Meeting Review, November 1997
|other meeting reports||11/20/97 Meeting Highlights
by Patrick Wolfe
On November 20 Frederick Bianchi and David Smith spoke to the Chicago section about the Virtual Orchestra, a network of computers and multi-channel speaker playback designed to simulate a real orchestra. Drs. Bianchi and Smith demonstrated the Virtual Orchestra and explained the reasons for its invention, as well as current and future uses of Virtual Orchestra technology.
The evening's presentation began with a "live" Virtual Orchestra performance (sans conductor) of the overture to Mozart's Le Nozze di Figaro. Although not conceived to replicate the experience of a full symphony orchestra in concert, the Virtual Orchestra has been designed to function as a complete pit orchestra for opera and musical theater productions. In addition to mimicking a traditional orchestra, explained Drs. Bianchi and Smith, the Virtual Orchestra is capable of performing electronic music, computer music, sound effects, or any combination thereof. In fact, one of the principal reasons for the Virtual Orchestra's invention was to promote the use of computer music in opera and theater. Drs. Smith and Bianchi, unsatisfied with the lack of advances in that area, decided that technology must meet opera and theater in its existing form. This led to the invention of the Virtual Orchestra, a real-time device whose orchestral emulations are procedural as well as sonic.
Its inventors were quick to point out that they consider the Virtual Orchestra to be a true musical instrument rather than simply a complex playback device. Although a full demonstration was not given, they claim that the Virtual Orchestra can follow a conductor and respond expressively to a variety of musical situations. In the second performance of the evening, the Orchestra provided accompaniment to a Puccini aria: Dr. Smith conducted an excellent vocalist while Dr. Bianchi continuously tapped tempo into the Virtual Orchestra so that it followed the varying pace of Dr. Smith. In a real production, explained Dr. Smith, the score would first be entered into the Virtual Orchestra and then much time would be spent programming style, tempi, and dynamics to the style of a particular conductor . Then, using four accelerometers in the conductor's tuxedo, the Virtual Orchestra would be able to respond to subtle deviations by the conductor from programmed tempi and dynamics. Drs. Smith and Bianchi did not address technical aspects of the Virtual Orchestra's operation such as audio synthesis algorithms, preferring rather to concentrate on the wide variety of uses for their product and its previous successes.

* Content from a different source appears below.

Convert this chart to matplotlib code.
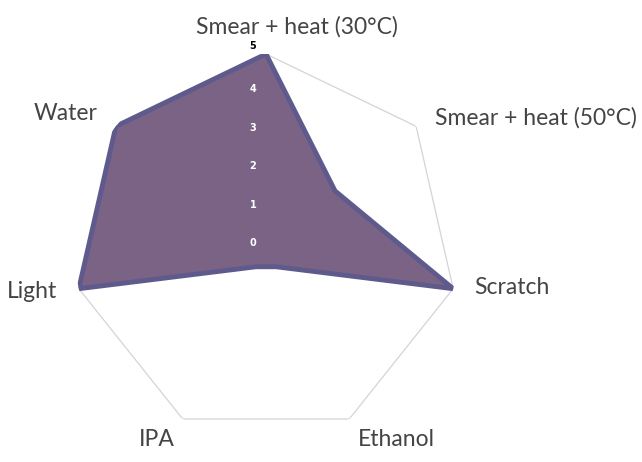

The Virtual Orchestra has been used in productions such as Twelve Dreams and God's Heart at Lincoln Center, and bring in da noise, bring in da funk on Broadway. In what its inventors consider its greatest success, the Virtual Orchestra was also used exclusively in the national tour of a Tennessee opera company. Tales of a resulting picket by the Musician's Union led to a heated discussion amongst members as to the pros and cons of such a device, and the value of live acoustic music versus the importance of exposing opera to a wider audience.
In the future its developers hope to see the Virtual Orchestra used as a delivery system for new musical ideas, especially new operas. It may also allow the staging of some works, such as Schoenberg's Guerreleider, which have prohibitively large instrumental personnel requirements. The Virtual Orchestra appears to be well on its way toward its ultimate goal of providing companies around the country the ability to tour and disseminate artistic product. Drs. Bianchi and Smith remained to answer specific questions and to distribute autographed pictures of the Virtual Orchestra. The Chicago section would once again like to extend to them a sincere thank-you for presenting and discussing their thought-provoking work.